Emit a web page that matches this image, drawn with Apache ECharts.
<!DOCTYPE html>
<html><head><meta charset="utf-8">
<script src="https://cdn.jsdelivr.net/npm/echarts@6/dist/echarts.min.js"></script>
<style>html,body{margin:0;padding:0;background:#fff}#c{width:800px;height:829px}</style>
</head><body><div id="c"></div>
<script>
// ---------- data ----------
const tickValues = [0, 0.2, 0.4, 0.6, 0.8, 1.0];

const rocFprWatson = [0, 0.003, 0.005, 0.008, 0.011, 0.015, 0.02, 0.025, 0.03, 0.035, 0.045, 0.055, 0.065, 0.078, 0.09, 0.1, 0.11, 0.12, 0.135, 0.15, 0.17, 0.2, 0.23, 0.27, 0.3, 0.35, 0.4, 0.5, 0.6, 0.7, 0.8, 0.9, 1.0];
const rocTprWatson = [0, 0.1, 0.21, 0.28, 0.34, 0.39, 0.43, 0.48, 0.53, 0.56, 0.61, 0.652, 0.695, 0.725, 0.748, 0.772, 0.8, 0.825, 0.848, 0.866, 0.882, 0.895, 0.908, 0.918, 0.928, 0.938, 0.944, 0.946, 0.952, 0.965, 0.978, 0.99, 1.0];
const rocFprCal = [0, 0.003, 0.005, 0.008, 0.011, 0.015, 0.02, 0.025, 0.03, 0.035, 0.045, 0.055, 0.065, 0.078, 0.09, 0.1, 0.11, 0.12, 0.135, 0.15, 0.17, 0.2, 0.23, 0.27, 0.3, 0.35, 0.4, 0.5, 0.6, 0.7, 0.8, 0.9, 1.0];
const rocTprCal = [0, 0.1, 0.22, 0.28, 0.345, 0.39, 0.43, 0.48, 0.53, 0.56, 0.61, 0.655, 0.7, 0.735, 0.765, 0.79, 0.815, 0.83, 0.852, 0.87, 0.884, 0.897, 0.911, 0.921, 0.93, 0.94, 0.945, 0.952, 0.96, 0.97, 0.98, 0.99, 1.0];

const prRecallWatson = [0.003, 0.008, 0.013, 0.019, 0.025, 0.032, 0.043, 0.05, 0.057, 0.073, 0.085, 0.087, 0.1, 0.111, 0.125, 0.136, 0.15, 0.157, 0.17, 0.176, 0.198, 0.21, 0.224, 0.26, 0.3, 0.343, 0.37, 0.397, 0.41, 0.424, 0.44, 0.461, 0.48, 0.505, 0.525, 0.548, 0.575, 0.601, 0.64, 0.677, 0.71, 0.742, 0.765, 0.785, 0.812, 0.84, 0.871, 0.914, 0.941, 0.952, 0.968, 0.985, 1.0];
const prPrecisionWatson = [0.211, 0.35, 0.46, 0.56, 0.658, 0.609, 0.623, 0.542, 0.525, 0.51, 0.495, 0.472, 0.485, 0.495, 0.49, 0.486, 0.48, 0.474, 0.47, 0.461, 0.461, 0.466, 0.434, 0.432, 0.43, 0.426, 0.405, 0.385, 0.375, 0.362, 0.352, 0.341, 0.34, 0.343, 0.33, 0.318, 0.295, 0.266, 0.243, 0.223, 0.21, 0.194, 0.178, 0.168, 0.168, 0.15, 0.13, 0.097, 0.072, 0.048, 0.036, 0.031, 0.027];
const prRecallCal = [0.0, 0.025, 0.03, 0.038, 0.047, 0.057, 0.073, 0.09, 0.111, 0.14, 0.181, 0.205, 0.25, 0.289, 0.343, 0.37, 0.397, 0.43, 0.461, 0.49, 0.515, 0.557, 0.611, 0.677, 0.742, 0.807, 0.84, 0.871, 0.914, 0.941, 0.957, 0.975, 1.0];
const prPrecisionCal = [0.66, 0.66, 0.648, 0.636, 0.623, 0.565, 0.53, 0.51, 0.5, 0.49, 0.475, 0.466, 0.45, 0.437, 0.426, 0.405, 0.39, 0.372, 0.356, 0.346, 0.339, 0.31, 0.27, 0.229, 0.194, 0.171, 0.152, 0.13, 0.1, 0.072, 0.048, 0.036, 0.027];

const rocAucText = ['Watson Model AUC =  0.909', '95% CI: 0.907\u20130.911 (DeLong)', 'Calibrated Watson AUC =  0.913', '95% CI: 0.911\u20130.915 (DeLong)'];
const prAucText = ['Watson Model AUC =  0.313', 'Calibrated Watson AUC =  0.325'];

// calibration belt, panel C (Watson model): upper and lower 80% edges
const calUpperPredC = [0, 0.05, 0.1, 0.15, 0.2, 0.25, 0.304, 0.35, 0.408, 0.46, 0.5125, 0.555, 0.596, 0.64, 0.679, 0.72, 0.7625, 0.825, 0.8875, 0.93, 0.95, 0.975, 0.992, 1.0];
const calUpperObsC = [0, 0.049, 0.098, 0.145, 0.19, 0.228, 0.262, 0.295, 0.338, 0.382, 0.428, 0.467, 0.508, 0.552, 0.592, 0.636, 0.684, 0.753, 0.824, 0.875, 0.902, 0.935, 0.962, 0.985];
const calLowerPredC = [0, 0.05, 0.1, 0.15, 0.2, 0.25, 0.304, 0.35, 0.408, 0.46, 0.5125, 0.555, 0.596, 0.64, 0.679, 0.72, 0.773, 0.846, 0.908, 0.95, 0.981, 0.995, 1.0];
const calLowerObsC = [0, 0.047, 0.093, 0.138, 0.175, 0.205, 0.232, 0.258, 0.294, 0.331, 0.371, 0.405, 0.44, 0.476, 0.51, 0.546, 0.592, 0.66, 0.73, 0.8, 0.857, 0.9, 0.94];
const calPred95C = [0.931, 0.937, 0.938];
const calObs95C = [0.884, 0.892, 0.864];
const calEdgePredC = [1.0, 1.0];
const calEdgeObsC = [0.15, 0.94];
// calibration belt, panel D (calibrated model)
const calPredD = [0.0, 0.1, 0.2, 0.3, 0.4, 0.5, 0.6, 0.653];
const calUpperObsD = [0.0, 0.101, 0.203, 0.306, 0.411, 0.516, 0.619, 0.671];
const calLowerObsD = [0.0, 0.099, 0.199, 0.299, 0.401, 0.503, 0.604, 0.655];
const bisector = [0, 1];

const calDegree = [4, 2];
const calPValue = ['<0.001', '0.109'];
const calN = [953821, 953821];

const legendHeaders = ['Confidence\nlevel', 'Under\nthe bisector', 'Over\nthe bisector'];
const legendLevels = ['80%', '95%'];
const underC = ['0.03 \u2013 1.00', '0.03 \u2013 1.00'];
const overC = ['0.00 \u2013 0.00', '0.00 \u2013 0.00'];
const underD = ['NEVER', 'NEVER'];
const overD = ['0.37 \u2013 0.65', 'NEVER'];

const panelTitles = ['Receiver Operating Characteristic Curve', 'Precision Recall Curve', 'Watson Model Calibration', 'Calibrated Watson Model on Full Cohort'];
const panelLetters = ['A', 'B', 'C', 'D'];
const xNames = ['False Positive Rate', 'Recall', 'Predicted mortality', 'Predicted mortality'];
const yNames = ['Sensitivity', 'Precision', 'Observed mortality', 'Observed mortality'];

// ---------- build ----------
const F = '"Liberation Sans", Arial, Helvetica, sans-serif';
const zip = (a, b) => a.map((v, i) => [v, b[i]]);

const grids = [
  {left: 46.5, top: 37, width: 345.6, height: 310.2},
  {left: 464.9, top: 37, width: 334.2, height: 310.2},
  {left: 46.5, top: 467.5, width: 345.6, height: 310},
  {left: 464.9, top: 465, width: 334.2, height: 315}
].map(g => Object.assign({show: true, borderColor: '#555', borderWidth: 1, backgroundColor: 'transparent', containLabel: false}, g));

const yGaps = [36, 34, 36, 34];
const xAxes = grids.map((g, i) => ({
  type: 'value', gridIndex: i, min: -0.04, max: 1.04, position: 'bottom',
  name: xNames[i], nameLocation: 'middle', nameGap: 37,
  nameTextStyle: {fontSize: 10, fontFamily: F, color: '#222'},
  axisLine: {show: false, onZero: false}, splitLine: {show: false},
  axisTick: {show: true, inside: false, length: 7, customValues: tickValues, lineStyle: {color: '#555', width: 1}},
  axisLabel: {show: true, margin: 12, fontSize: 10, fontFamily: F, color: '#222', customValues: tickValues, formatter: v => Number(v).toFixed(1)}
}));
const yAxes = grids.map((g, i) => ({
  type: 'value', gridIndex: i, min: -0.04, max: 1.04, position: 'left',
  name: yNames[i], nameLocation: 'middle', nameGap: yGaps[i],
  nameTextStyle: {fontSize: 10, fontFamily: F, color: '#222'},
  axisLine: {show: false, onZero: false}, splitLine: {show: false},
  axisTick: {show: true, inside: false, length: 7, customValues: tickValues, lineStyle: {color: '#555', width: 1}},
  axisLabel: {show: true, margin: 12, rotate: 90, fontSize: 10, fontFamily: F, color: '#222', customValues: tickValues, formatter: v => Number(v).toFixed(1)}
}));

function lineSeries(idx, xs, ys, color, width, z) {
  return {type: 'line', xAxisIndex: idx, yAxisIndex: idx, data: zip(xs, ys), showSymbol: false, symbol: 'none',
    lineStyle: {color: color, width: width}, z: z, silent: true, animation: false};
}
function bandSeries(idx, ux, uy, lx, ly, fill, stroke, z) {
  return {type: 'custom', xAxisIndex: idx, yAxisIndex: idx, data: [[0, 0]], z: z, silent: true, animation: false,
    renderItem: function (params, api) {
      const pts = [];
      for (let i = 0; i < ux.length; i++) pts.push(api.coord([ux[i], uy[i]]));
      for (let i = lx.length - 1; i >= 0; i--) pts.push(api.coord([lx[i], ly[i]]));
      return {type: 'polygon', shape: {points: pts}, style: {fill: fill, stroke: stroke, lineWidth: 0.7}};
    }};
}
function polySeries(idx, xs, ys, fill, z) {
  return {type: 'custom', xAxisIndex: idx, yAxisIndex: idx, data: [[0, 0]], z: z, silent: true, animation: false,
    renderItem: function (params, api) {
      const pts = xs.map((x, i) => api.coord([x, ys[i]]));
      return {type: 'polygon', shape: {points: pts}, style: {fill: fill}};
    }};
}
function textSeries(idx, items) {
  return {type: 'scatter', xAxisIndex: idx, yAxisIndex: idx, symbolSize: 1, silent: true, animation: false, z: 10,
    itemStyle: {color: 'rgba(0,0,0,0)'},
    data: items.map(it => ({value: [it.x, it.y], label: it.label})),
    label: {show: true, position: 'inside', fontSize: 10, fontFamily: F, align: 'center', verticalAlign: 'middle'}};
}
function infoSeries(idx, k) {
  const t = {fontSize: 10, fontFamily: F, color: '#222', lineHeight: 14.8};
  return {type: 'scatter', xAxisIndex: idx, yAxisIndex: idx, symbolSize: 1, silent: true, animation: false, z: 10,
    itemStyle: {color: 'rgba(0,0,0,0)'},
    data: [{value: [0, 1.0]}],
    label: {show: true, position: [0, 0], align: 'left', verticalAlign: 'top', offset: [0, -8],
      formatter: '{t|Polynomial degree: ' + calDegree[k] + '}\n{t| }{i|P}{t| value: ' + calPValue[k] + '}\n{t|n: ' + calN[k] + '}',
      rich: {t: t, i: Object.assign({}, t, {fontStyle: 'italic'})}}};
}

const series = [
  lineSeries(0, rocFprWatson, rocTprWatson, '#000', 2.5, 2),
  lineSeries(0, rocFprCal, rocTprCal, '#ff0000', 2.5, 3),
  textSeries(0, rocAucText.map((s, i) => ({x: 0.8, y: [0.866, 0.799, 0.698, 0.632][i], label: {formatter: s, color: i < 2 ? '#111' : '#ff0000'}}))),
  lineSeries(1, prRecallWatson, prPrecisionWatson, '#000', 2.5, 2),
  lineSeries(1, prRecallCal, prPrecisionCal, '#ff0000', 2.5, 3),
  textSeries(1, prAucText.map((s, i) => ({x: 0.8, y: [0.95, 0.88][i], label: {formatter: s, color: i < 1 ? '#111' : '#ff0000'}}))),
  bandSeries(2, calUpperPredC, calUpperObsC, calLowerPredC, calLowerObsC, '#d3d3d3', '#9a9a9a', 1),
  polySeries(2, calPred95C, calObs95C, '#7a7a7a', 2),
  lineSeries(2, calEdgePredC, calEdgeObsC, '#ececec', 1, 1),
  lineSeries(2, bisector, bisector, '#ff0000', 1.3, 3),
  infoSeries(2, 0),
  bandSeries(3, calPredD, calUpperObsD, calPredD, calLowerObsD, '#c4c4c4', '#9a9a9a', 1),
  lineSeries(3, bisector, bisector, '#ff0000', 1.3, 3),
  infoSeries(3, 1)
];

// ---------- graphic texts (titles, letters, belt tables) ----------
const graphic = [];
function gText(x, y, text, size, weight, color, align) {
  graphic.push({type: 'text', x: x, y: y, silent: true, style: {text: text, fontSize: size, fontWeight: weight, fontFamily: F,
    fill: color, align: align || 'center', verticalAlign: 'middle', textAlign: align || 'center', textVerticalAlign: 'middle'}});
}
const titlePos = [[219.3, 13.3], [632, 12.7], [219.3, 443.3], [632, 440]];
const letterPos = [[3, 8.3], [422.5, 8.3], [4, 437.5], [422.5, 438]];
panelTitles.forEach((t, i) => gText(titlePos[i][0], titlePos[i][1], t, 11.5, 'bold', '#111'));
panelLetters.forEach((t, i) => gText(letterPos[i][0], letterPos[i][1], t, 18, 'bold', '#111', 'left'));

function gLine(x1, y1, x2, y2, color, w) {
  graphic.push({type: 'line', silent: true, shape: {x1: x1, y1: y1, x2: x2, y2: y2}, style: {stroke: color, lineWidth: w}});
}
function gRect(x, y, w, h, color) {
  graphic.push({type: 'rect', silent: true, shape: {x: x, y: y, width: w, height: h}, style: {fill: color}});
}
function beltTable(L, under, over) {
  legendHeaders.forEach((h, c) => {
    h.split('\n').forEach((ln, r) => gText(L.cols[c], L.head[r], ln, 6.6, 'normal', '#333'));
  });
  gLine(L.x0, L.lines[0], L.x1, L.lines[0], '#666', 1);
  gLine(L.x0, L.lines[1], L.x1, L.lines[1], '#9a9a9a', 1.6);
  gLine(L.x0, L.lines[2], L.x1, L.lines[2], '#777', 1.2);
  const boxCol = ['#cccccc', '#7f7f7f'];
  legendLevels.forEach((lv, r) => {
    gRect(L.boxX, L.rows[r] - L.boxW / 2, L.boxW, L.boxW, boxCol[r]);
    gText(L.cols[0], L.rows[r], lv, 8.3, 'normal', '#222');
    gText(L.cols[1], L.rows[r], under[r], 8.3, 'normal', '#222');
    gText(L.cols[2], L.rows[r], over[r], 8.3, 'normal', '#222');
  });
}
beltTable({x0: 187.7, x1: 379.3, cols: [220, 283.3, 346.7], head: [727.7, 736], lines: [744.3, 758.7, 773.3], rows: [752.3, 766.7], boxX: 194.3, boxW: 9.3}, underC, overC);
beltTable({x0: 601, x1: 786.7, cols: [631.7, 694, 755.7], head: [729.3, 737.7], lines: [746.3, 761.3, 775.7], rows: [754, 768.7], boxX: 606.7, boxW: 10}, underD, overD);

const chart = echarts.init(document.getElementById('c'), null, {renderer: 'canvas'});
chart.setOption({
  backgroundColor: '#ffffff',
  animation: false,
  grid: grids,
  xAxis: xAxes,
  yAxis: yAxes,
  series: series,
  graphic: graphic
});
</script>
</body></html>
^^^^^^^^
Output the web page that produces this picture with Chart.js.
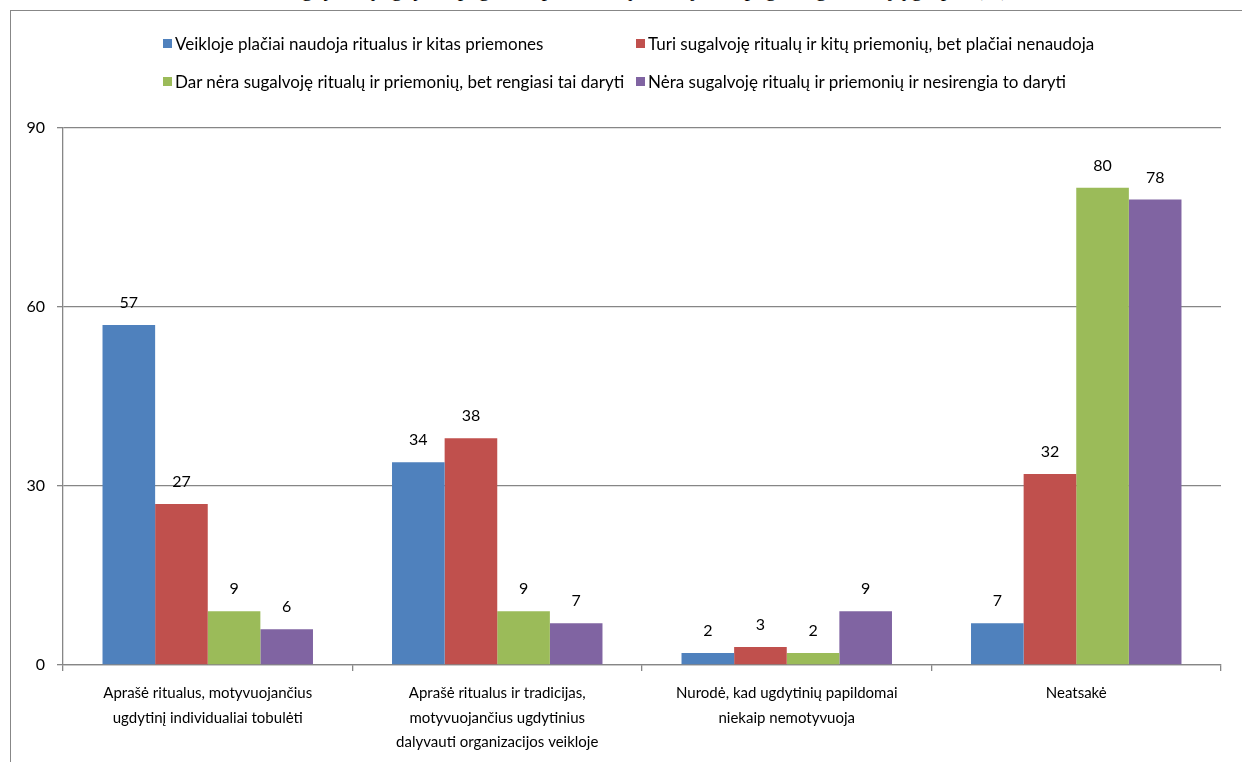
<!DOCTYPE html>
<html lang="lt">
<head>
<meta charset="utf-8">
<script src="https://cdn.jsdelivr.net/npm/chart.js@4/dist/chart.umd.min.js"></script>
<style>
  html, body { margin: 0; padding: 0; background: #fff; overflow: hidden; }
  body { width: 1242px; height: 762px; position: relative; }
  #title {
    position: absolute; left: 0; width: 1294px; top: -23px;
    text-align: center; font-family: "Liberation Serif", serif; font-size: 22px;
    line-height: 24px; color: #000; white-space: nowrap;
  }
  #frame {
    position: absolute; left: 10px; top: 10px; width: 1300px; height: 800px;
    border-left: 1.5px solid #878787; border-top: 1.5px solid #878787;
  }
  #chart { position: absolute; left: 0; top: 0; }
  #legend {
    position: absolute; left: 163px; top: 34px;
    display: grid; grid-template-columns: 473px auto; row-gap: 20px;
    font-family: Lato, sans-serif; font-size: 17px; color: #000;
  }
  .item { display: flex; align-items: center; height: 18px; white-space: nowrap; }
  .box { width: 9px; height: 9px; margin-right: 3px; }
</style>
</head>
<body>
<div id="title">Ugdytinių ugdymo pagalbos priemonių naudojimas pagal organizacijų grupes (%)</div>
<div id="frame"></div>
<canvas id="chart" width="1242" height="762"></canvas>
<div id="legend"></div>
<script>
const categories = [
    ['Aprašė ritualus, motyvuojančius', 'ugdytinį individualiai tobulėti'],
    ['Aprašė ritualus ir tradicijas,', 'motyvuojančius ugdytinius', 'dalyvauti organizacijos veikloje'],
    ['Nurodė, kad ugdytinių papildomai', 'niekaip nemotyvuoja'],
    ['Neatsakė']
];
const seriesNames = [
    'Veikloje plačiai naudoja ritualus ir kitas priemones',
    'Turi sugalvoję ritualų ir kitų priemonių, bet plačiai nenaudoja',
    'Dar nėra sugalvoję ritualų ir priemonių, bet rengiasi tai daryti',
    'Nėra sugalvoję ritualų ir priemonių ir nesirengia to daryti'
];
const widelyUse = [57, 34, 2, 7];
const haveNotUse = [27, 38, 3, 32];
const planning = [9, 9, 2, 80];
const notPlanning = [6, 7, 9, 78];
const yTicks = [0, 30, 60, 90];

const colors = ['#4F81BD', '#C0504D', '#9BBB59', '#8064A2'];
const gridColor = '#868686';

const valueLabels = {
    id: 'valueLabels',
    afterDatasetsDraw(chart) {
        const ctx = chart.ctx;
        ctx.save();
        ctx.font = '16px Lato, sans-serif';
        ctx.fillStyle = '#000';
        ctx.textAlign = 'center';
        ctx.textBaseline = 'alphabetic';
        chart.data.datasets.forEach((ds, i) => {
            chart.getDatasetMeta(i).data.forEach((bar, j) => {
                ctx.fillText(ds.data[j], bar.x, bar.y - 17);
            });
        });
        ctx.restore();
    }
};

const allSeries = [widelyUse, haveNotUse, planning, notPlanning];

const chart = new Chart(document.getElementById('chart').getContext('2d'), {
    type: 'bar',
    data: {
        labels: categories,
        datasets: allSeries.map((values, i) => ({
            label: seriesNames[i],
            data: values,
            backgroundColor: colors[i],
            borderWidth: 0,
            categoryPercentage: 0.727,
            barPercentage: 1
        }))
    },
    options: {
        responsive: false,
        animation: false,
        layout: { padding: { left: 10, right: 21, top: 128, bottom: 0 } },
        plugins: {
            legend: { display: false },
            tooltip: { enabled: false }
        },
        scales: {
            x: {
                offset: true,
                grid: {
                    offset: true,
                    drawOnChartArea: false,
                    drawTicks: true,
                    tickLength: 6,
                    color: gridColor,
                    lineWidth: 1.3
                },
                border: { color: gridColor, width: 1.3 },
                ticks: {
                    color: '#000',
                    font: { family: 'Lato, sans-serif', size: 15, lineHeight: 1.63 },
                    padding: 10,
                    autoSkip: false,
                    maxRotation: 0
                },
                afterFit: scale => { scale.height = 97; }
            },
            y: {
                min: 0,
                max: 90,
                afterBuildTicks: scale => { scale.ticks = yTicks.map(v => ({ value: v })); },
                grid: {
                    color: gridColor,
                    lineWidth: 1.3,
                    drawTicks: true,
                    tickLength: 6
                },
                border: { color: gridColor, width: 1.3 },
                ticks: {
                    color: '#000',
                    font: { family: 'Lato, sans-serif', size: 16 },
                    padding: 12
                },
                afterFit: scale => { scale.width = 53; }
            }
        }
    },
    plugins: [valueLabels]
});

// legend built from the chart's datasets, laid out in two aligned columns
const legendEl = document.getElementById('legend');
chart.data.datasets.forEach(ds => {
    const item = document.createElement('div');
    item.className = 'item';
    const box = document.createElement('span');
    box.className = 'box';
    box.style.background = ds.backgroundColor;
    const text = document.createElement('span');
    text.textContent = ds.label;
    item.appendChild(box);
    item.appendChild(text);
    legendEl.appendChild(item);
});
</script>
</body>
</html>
^^^^^^^^
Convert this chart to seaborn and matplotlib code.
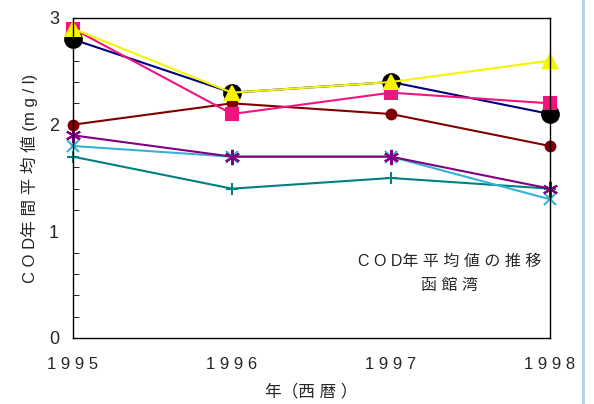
^^^^^^^^
§ DIRECTIVE
Count every line of the records that holds "page". State the number, nothing else.

§ TASK RESPONSE
2